For years, I called it a prune tree. And my Brooks prune, once it had been in the ground a while, obligingly provided a prune nearly every August. Maybe September. One prune. It dawned on me that perhaps I should call it a prunes tree. Much more obligingly (or equally obligingly, if we follow the logic of “naming calls”) the tree has supplied a much more abundant crop ever since. Not quite bushels, but a bowlful or two. And it’s still a young tree–I have hopes.

It’s a nice short tree, still, as am I–short, not a tree. (But if I were a tree, I would be a big leaf maple with moss and ferns along my weighty, embracing branches. Or maybe I would be a pink dogwood at the very end of April.
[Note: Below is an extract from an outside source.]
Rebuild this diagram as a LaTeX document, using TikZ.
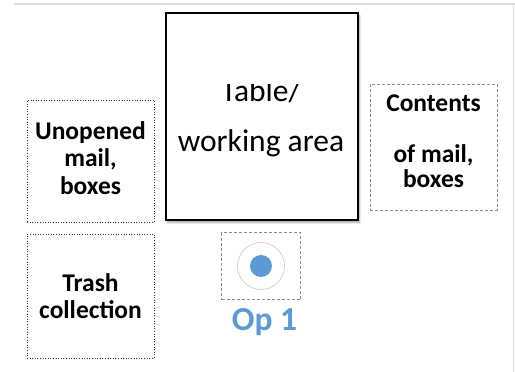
\documentclass[tikz,border=0pt]{standalone}
\usepackage{fontspec}
\setmainfont{Carlito}
\usetikzlibrary{shadows.blur}
\definecolor{opblue}{HTML}{5B9BD5}
\definecolor{edgegray}{HTML}{DDDDDD}
\tikzset{
  zonebox/.style={draw=black!80, line width=0.6pt, dotted, minimum width=127pt, minimum height=122pt, inner sep=0pt, align=center},
  softbox/.style={draw=black!45, line width=0.6pt, dash pattern=on 3pt off 2pt, inner sep=0pt, align=center},
  tablebox/.style={draw=black, line width=2pt, fill=white, minimum width=192pt, minimum height=207pt,
    blur shadow={shadow xshift=2pt, shadow yshift=-3pt, shadow blur steps=6, shadow opacity=35}},
  boldlabel/.style={font=\fontsize{25.5}{27.5}\selectfont\bfseries, align=center},
  tablelabel/.style={font=\fontsize{31.5}{40}\selectfont},
}
\begin{document}
\begin{tikzpicture}[x=1pt, y=-1pt]
  \useasboundingbox (0,0) rectangle (515,372);
  % frame lines along the top and right edge
  \draw[edgegray, line width=2pt] (14,3.5) -- (515,3.5);
  \draw[edgegray, line width=1pt] (513.5,3.5) -- (513.5,372);

  % central table
  \node[tablebox] (table) at (261.5,116) {};
  \begin{scope}
    \clip (170,84) rectangle (355,110);
    \node[tablelabel] (tabletop) at (261,91) {Table/};
  \end{scope}
  \node[tablelabel] (tablebottom) at (261,143) {working area};

  % side zones
  \node[zonebox] (unopened) at (90.5,161) {};
  \node[boldlabel] (unopenedtext) at (90.5,158) {Unopened\\mail,\\boxes};
  \node[zonebox, minimum height=124pt] (trash) at (90.5,296) {};
  \node[boldlabel] (trashtext) at (90.5,296) {Trash\\collection};
  \node[softbox, minimum width=127pt, minimum height=126pt] (contents) at (433.5,147) {};
  \node[boldlabel, font=\fontsize{25.5}{25.5}\selectfont\bfseries] (contentstext) at (433.5,141) {Contents\\[25.5pt]of mail,\\boxes};

  % operator position
  \node[softbox, minimum width=79pt, minimum height=67pt] (opbox) at (261,266) {};
  \node[circle, draw=black!25, line width=0.5pt, minimum size=47pt, inner sep=0pt] (ring) at (261,266) {};
  \node[circle, fill=opblue, minimum size=22pt, inner sep=0pt] (dot) at (261,266) {};
  \node[text=opblue, font=\fontsize{33.5}{36}\selectfont\bfseries] (oplabel) at (264.5,322) {Op 1};
\end{tikzpicture}
\end{document}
Possibly a sugar maple. Or an oak, on a knoll, Oregon August, yellow grass, blue sky, dry air.)

I prune my prunes tree mostly standing on the ground; only two or three cuts require a step ladder. It took me maybe ten minutes this afternoon, counting time spent arranging the ladder on the uneven ground. I’m not sure that even counts as pruning. Pruning implies laborious, possibly a work crew, certainly hours out of doors. Today was January warm, 60 degrees I think, or thereabouts. The snowdrops are just this close to opening. (“If it’s not real snow, I won’t come look,” my son said. But I love that we seldom have real snow here.)

One hellebore just about to open. Pink buds on the daphne getting fat. Daffodil blades everywhere, though no flowers, not even buds. The gangly wintersweet I always want to tear out midsummer is blooming, with an odd, mild, delicious scent–though you have to be right there, nose on flower, to catch it. Of course, the vinca minor (evil periwinkle) is blooming. It never rests. And I saw a couple of forget-me-not flowers. I was out of doors for hours, yes, but most of the time was spent pulling weeds.

And planning. August. Prunes. Maybe this year, we’ll have enough to dry. Where I grew up, prune was to plum as raisin is to grape, but here we eat them fresh and call them prunes and it all comes out in the wash. Where I grew up, nothing bloomed in January, not even a hint. When I was in graduate school, my mother wrote from Oregon, mid February, “what’s blooming there?” and I’ve never let her forget it.

Today was so springy, I almost felt I’d missed winter, missed the chance to prune the prunes when it might do some good. I don’t know if rain is forecast for tomorrow. I know the mountains don’t yet have snow, or at least not much for skiing. Winter ends before it begins and begins before it starts, and we just watch the weather and wonder if it used to be like this or if maybe we lost track along the way. By summer, it might be too dry for fruit trees, too dry for anything to grow. The climate’s changing. But we have to try, and if we don’t try now–prepare the ground–we can’t go back and pick the chore up later. Slice it how you will, gardening is always an act of faith, or hope, or just-in-case.